D'impeto: Meno soldi al calcio? Certo, ma prima bisogna avvicinare la Vela al Calcio sotto un profilo: quello dell'accessibilità. Per giocare a pallone bastano pochi centesimi: una palla, due oggetti che facciano da porta e un po' di spazio. Per andare a vela ci vogliono, tra l'altro, oltre la barca (che rappresenta un problema superabile, perché una barca usata economica è facilmente reperibile), il porto in cui ormeggiarla e nel quale farci la manutenzione. E i porti sono in mano ai privati e sono cari, sia per l'ormeggio, sia per la manutenzione, che non è quasi più possibile fare da soli. Ciò che non è nelle mani degli imprenditori privati, è nelle mani dei circoli, che ti consentono, sì, di fare agonismo, ma senza i quali l'agonismo ti è, praticamente proibito. Meno soldi al calcio ok, ma, se vogliamo che la Vela diventi davvero per tutti, come in tanti Paesi esteri, in una penisola come la nostra e con tanti Km di coste, si deve, prima, migliorare l'accessibilità al mare. Poi, ci sarà da ricedere l'accessibilità allo sport della Vela.

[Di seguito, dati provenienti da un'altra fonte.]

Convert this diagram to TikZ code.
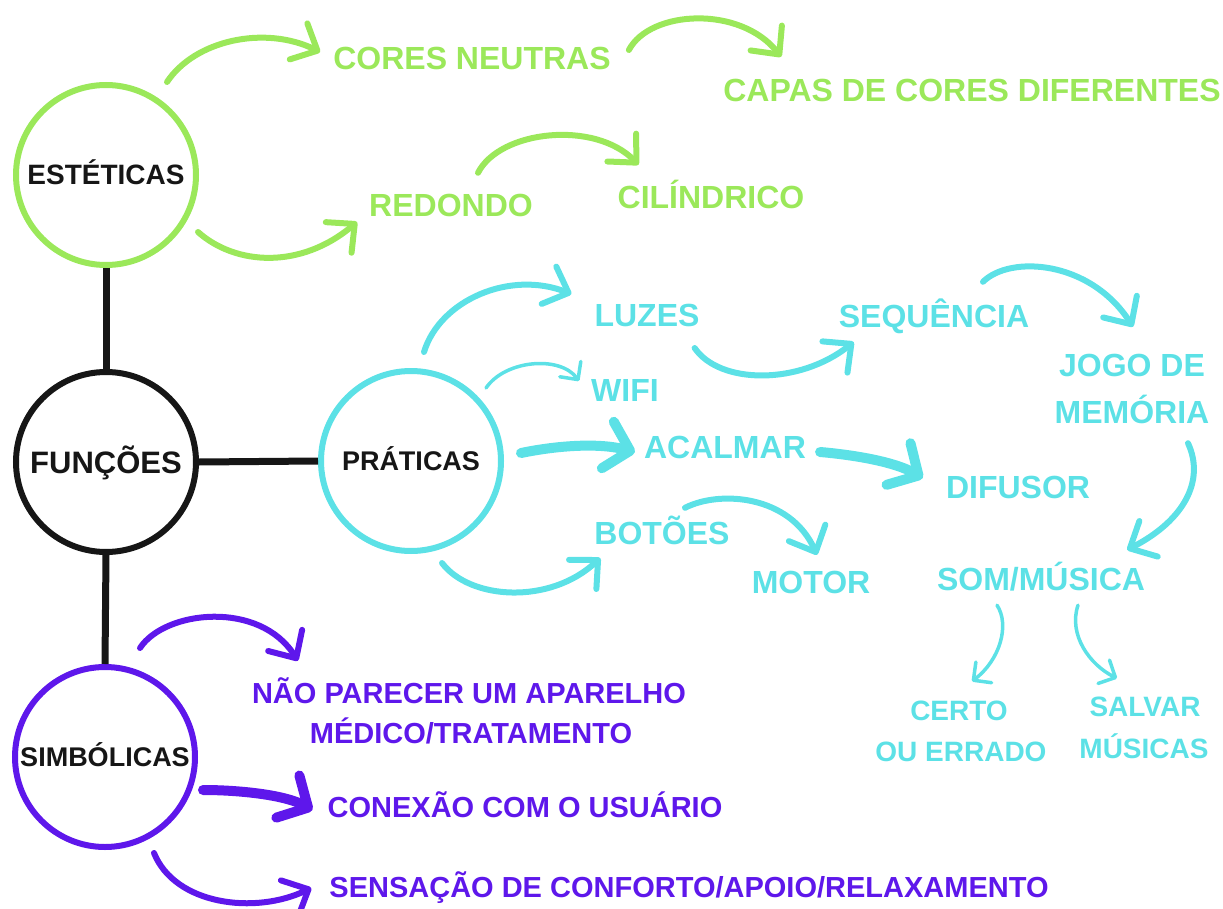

Infine, si potrà decidere a chi dare i soldi non dai al calcio.... Perché, se qualcuno pensa di sottrarre i soldi al calcio e attribuirli, direttamente, ad uno sport che, nell'immaginario collettivo (ed anche, abbastanza, nella realtà), è dedicato solo a chi non ha problemi economici, rischiamo di ritrovarci contro l'opinione pubblica, più di quanto lo sia adesso.

Romano Less (non verificato)

Ecco, il punto non è tanto togliere soldi al calcio, dove pare ne girino fin troppi, a leggere certe cronache, quanto garantire il minimo di accessibilità al mare. Questo è il vero problema della vela, sempre in conflitto con i balneari, i portuali, ecc. Il velista è considerato un originale, un soggetto pericoloso e anche un poveraccio, se non ha un maxi. L'idea che si muova secondo misteriose tecniche o trascinato come foglie d'autunno mette in panico il popolo terragno. La cultura del mare, sempre richiamata nelle passerelle istituzionali, non è ancora uscita da sotto l'ombrellone... I circoli sono fondamentali, moltissimi hanno il merito di tramandare esperienze e cultura, di fornire l'indispensabile struttura senza cui la vela sarebbe una avventura solitaria - come in sostanza la ricordo negli anni '50- e l'agonismo impraticabile. Altri prestigiosi club si sono incartati nelle attività conviviali e risicano gli spazi sportivi, ma quasi tutti sono in difficoltà per la continua lotta di conquista o difesa del "posto al sole". I soldi, sì sono necessari, ma non risolvono tutti i problemi. La FIV, insieme agli altri organismi di settore, si dovrebbe adoprare su questi punti, cercando di ottenere norme meno restrittive sull'uso dei demani per le attività sportive non lucrative, veliche e non. Solo aiutando la diffusione di punti di aggregazione minimali, a basso costo ma capaci di fornire quel minimo di logistica che una deriva richiede potremo sperare di avvicinare più giovani alla vela, superando barriere che -ribadisco- sono più culturali che economiche.